Hace pocos días conocimos el histórico acuerdo entre el Vaticano y China para «consensuar» el nombramiento de obispos con el gobierno comunista. Un pragmático acuerdo que desconcertó a la comunidad católica en China, hostigada durante largos años por su fidelidad a los papas romanos. El Papa ha dicho ser consciente «de que en algunos surgen dudas y perplejidad». Pues evidentemente así ha sido.
El año pasado también fue desconcertante la actuación del Papa en Venezuela, donde en la práctica se le tiró un salvavidas amarillo y blanco a Maduro. La «mediación» del Vaticano en Venezuela, en contraposición a la lucha de los obispos locales, terminó legitimando la dictadura chavista, cuando millones de manifestantes exigían su renuncia en las calles. Le permitió a Maduro ganar tiempo, endurecerse y reprimir aún más a la oposición.
Y así hay muchos ejemplos más.
Pero si de desconcierto se trata, Chile ha sido el paradigma. La visita fue desastrosa bajo todo punto de vista. Congregó a muy poca gente y sobraron gestos, saludos y sonrisas a Juan Barros y a otros obispos acusados.

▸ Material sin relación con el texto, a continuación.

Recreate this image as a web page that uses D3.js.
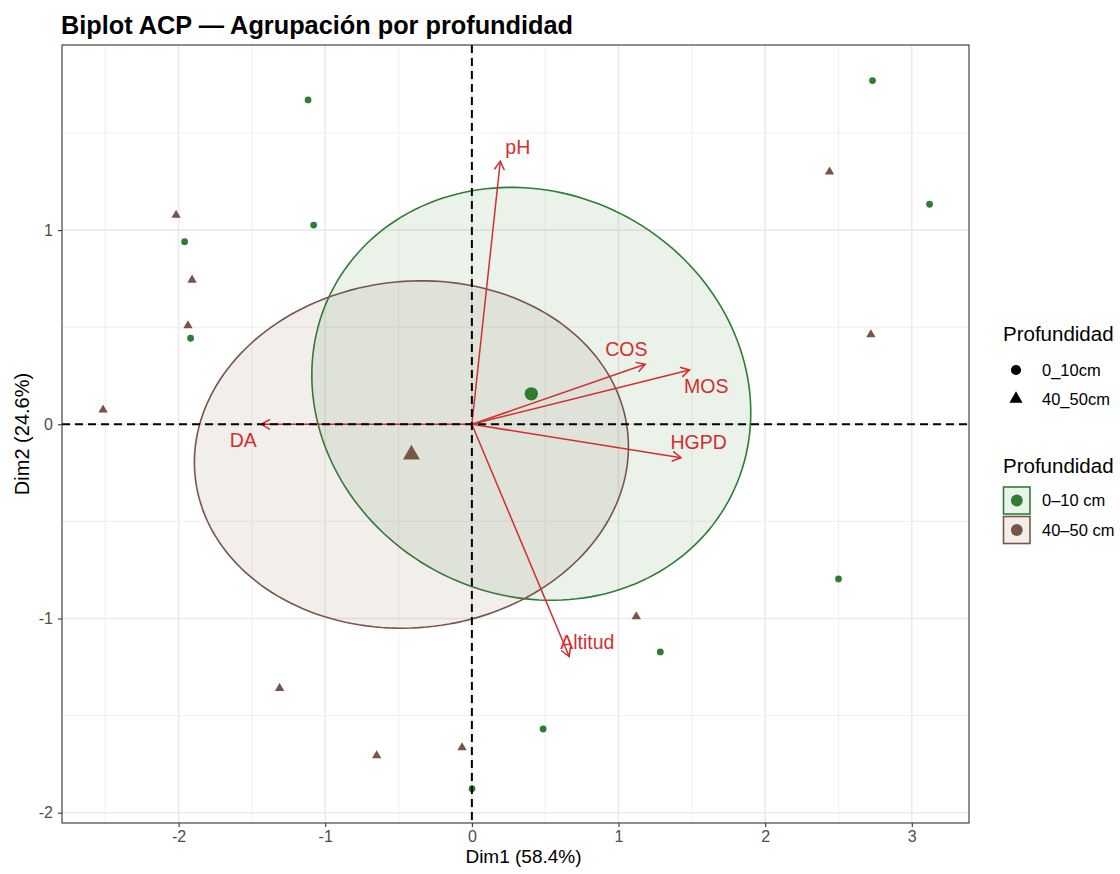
<!DOCTYPE html>
<html>
<head>
<meta charset="utf-8">
<script src="https://cdn.jsdelivr.net/npm/d3@7"></script>
<style>
body { margin: 0; background: #fff; }
text { font-family: "Liberation Sans", Arial, sans-serif; }
</style>
</head>
<body>
<svg id="chart" width="1120" height="874"></svg>
<script>
// individuals (PCA scores), 0-10 cm
var topX = [2.732, 3.121, -1.117, -1.079, -1.959, -1.918, 2.500, 1.285, 0.486, 0.001];
var topY = [1.770, 1.133, 1.670, 1.026, 0.940, 0.443, -0.796, -1.172, -1.569, -1.876];
// individuals, 40-50 cm
var deepX = [-2.017, -1.908, -1.936, -2.515, 2.439, 2.721, 1.121, -1.311, -0.649, -0.067];
var deepY = [1.077, 0.743, 0.508, 0.074, 1.300, 0.462, -0.990, -1.359, -1.706, -1.665];

// variables (arrows) and where their labels ended up
var varNames = ["pH", "COS", "MOS", "HGPD", "DA", "Altitud"];
var varX = [0.194, 1.182, 1.484, 1.426, -1.436, 0.664];
var varY = [1.355, 0.309, 0.280, -0.172, 0.000, -1.196];
var labX = [0.313, 1.053, 1.598, 1.546, -1.559, 0.787];
var labY = [1.428, 0.388, 0.199, -0.093, -0.079, -1.119];

// groups + ellipse shape (covariance-like matrix, data units)
var groupNames = ["0–10 cm", "40–50 cm"];
var shapeNames = ["0_10cm", "40_50cm"];
var ellSxx = [2.24, 2.19];
var ellSyy = [1.13, 0.80];
var ellSxy = [-0.145, 0.06];

var xTicks = [-2, -1, 0, 1, 2, 3];
var yTicks = [-2, -1, 0, 1];

var colGreen = "#2E7D32", colBrown = "#795548", colRed = "#D32F2F";
var groupCols = [colGreen, colBrown];

var svg = d3.select("#chart");
var L = 62, R = 969, T = 45, B = 823;

var x = d3.scaleLinear().domain([-2.795, 3.39]).range([L, R]);
var y = d3.scaleLinear().domain([-2.053, 1.953]).range([B, T]);

// panel grid
var grid = svg.append("g");
var xMinor = d3.range(-2.5, 3.4, 1), yMinor = d3.range(-1.5, 1.9, 1);
grid.selectAll(".xm").data(xMinor).enter().append("line")
  .attr("x1", d => x(d)).attr("x2", d => x(d)).attr("y1", T).attr("y2", B)
  .attr("stroke", "#ebebeb").attr("stroke-width", 0.8);
grid.selectAll(".ym").data(yMinor).enter().append("line")
  .attr("y1", d => y(d)).attr("y2", d => y(d)).attr("x1", L).attr("x2", R)
  .attr("stroke", "#ebebeb").attr("stroke-width", 0.8);
grid.selectAll(".xM").data(xTicks).enter().append("line")
  .attr("x1", d => x(d)).attr("x2", d => x(d)).attr("y1", T).attr("y2", B)
  .attr("stroke", "#ebebeb").attr("stroke-width", 1.6);
grid.selectAll(".yM").data(yTicks).enter().append("line")
  .attr("y1", d => y(d)).attr("y2", d => y(d)).attr("x1", L).attr("x2", R)
  .attr("stroke", "#ebebeb").attr("stroke-width", 1.6);

var plot = svg.append("g");

// ellipses
var groupsX = [topX, deepX], groupsY = [topY, deepY];
var line = d3.line().x(d => x(d[0])).y(d => y(d[1])).curve(d3.curveLinearClosed);
for (var g = 0; g < 2; g++){
    var cx = d3.mean(groupsX[g]), cy = d3.mean(groupsY[g]);
    var l11 = Math.sqrt(ellSxx[g]);
    var l21 = ellSxy[g] / l11;
    var l22 = Math.sqrt(ellSyy[g] - l21 * l21);
    var pts = d3.range(0, 2 * Math.PI, Math.PI / 90).map(function(t){
        return [cx + l11 * Math.cos(t), cy + l21 * Math.cos(t) + l22 * Math.sin(t)];
    });
    plot.append("path").attr("d", line(pts))
      .attr("fill", groupCols[g]).attr("fill-opacity", 0.1)
      .attr("stroke", groupCols[g]).attr("stroke-width", 1.6);
}

// individuals
var circ = d3.symbol().type(d3.symbolCircle);
var tri = d3.symbol().type(d3.symbolTriangle);
plot.selectAll(".top").data(topX).enter().append("path")
  .attr("d", circ.size(36)())
  .attr("transform", (d, i) => "translate(" + x(d) + "," + y(topY[i]) + ")")
  .attr("fill", colGreen);
plot.selectAll(".deep").data(deepX).enter().append("path")
  .attr("d", tri.size(38)())
  .attr("transform", (d, i) => "translate(" + x(d) + "," + y(deepY[i]) + ")")
  .attr("fill", colBrown);

// group centroids
plot.append("path").attr("d", d3.symbol().type(d3.symbolCircle).size(140)())
  .attr("transform", "translate(" + x(d3.mean(topX)) + "," + y(d3.mean(topY)) + ")")
  .attr("fill", colGreen);
plot.append("path").attr("d", d3.symbol().type(d3.symbolTriangle).size(125)())
  .attr("transform", "translate(" + x(d3.mean(deepX)) + "," + y(d3.mean(deepY)) + ")")
  .attr("fill", colBrown);

// variable arrows
var arr = svg.append("g");
for (var i = 0; i < varNames.length; i++){
    var x0 = x(0), y0 = y(0), x1 = x(varX[i]), y1 = y(varY[i]);
    var ang = Math.atan2(y1 - y0, x1 - x0);
    var hl = 10, ha = Math.PI / 6;
    arr.append("line").attr("x1", x0).attr("y1", y0).attr("x2", x1).attr("y2", y1)
      .attr("stroke", colRed).attr("stroke-width", 1.5);
    arr.append("path")
      .attr("d", "M" + (x1 - hl * Math.cos(ang - ha)) + "," + (y1 - hl * Math.sin(ang - ha)) +
                 "L" + x1 + "," + y1 +
                 "L" + (x1 - hl * Math.cos(ang + ha)) + "," + (y1 - hl * Math.sin(ang + ha)))
      .attr("fill", "none").attr("stroke", colRed).attr("stroke-width", 1.5);
    arr.append("text").text(varNames[i])
      .attr("x", x(labX[i])).attr("y", y(labY[i])).attr("dy", "0.36em")
      .attr("text-anchor", "middle").attr("font-size", 19.5).attr("fill", colRed);
}

// reference lines at 0
svg.append("line").attr("x1", L).attr("x2", R).attr("y1", y(0)).attr("y2", y(0))
  .attr("stroke", "#000").attr("stroke-width", 2).attr("stroke-dasharray", "8,5");
svg.append("line").attr("x1", x(0)).attr("x2", x(0)).attr("y1", T).attr("y2", B)
  .attr("stroke", "#000").attr("stroke-width", 2).attr("stroke-dasharray", "8,5");

// panel border
svg.append("rect").attr("x", L).attr("y", T).attr("width", R - L).attr("height", B - T)
  .attr("fill", "none").attr("stroke", "#333").attr("stroke-width", 1.1);

// axes
var xAxis = svg.append("g").attr("transform", "translate(0," + B + ")")
  .call(d3.axisBottom(x).tickValues(xTicks).tickSize(4).tickPadding(4).tickFormat(d3.format("d")));
var yAxis = svg.append("g").attr("transform", "translate(" + L + ",0)")
  .call(d3.axisLeft(y).tickValues(yTicks).tickSize(4).tickPadding(5).tickFormat(d3.format("d")));
[xAxis, yAxis].forEach(function(a){
    a.select(".domain").remove();
    a.selectAll("line").attr("stroke", "#333").attr("stroke-width", 1.1);
    a.selectAll("text").attr("fill", "#4d4d4d").attr("font-size", 16)
      .attr("font-family", "Liberation Sans, Arial, sans-serif")
      .text(function(d){ return String(d).replace("−", "-"); });
});

svg.append("text").text("Dim1 (58.4%)")
  .attr("x", (L + R) / 2 + 8).attr("y", 863).attr("text-anchor", "middle").attr("font-size", 19);
svg.append("text").text("Dim2 (24.6%)")
  .attr("transform", "translate(29," + (T + B) / 2 + ") rotate(-90)")
  .attr("text-anchor", "middle").attr("font-size", 20);

svg.append("text").text("Biplot ACP — Agrupación por profundidad")
  .attr("x", 61).attr("y", 34).attr("font-size", 25.3).attr("font-weight", "bold");

// legend: shapes
var lg = svg.append("g");
lg.append("text").text("Profundidad").attr("x", 1003).attr("y", 341).attr("font-size", 20.5);
lg.append("path").attr("d", d3.symbol().type(d3.symbolCircle).size(80)())
  .attr("transform", "translate(1016,370)");
lg.append("path").attr("d", d3.symbol().type(d3.symbolTriangle).size(76)())
  .attr("transform", "translate(1016,399)");
shapeNames.forEach(function(s, i){
    lg.append("text").text(s).attr("x", 1042).attr("y", 370 + i * 29).attr("dy", "0.36em")
      .attr("font-size", 16.5);
});

// legend: groups / ellipses
lg.append("text").text("Profundidad").attr("x", 1003).attr("y", 473).attr("font-size", 20.5);
groupNames.forEach(function(s, i){
    var ky = 487 + i * 29.5;
    lg.append("rect").attr("x", 1003.5).attr("y", ky).attr("width", 26.5).attr("height", 27)
      .attr("fill", groupCols[i]).attr("fill-opacity", 0.1)
      .attr("stroke", groupCols[i]).attr("stroke-width", 1.6);
    lg.append("path").attr("d", d3.symbol().type(d3.symbolCircle).size(110)())
      .attr("transform", "translate(1016.8," + (ky + 13.5) + ")").attr("fill", groupCols[i]);
    lg.append("text").text(s).attr("x", 1042).attr("y", ky + 13.5).attr("dy", "0.36em")
      .attr("font-size", 16.5);
});
</script>
</body>
</html>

La imagen que quedó para la posteridad fue la de aquella declaración al partir hecha a los periodistas locales de Iquique donde -atrás de una reja, rompiendo toda solemnidad pontificia- señaló que «no hay una sola prueba en contra de Barros; solo hay calumnias».
Pocos meses después expresó: «Pido perdón a todos aquellos a los que ofendí» y solicitó la renuncia a todos los obispos, las que se han ido concretando de dos en dos, de tiempo en tiempo, de gota en gota.
Ayer nos volvimos a sorprender, pues le había llegado la hora a Karadima. «El Santo Padre ha tomado esta decisión excepcional en conciencia y por el bien de la Iglesia», siete años después de que se conoció todo. Treinta años después de que se iniciaron las denuncias. «Estábamos ante un caso muy serio de podredumbre y había que arrancarlo de raíz», fue la extemporánea declaración.
Es cierto que esconder las cosas había sido la política oficial llevada a cabo desde el Vaticano por siglos. Ahí está el encubrimiento de Maciel de los Legionarios, de Figari en los Sodalicios y de tantos otros casos. ¿Pero por qué ahora Karadima? ¿Para compensar la expulsión de Precht? ¿Y por qué ahora Precht?
Desde que se instauró el papado el año 33, han existido buenos y malos pontífices. Sergio III es el único papa que mandó a asesinar a su predecesor (Leo V); León X fue conocido por vender indulgencias; Alejandro VI por su mal comportamiento. Quizás en el futuro se hable de «Francisco I, el impredecible».
Seguir la secuencia de acciones no parece fácil. Algunos han achacado aquello a las huellas del peronismo argentino. Mal que mal, Perón fue un maestro de la contradicción dialéctica: a cada uno le decía lo que quería escuchar y bajo su discurso «cabían todos».
Es posible que la influencia peronista juegue algún rol, pero no explica todo.
Y si hay respuestas sin resolver, al menos dos son las más relevantes para el caso de Chile. ¿Cómo una institución puede tener por meses a su más alta jerarquía renunciada, sin que nadie en la práctica esté ratificado? ¿Y dentro de lo anterior, cómo es posible que el nuncio y el arzobispo de Santiago sigan estando en el «limbo», aunque oficialmente este ya no exista?
Francisco I ha tenido la humildad de pedir perdón. Ello es valorable. Especialmente si se considera que desde Adriano VI en 1522 hasta Pablo VI, en 1963, ningún Papa aceptó haberse equivocado.
Pero el tránsito ha sido de perdón en perdón. De una orilla a la otra. Y de tumbo en tumbo.
Mientras tanto, la encuesta Bicentenario muestra que en los últimos diez años, a la par de lo que ocurre en el mundo, cayó de 93 a 77 el porcentaje de quienes afirman «creo en Dios y no tengo duda de ello». No se ha hecho la pregunta sobre el Papa, pero es muy posible que la caída se duplique o triplique.
Quizás es un buen momento para recordar lo que dijo un intelectual francés del siglo XVIII: «Lo único que impide a Dios mandar un segundo diluvio es que el primero fue inútil».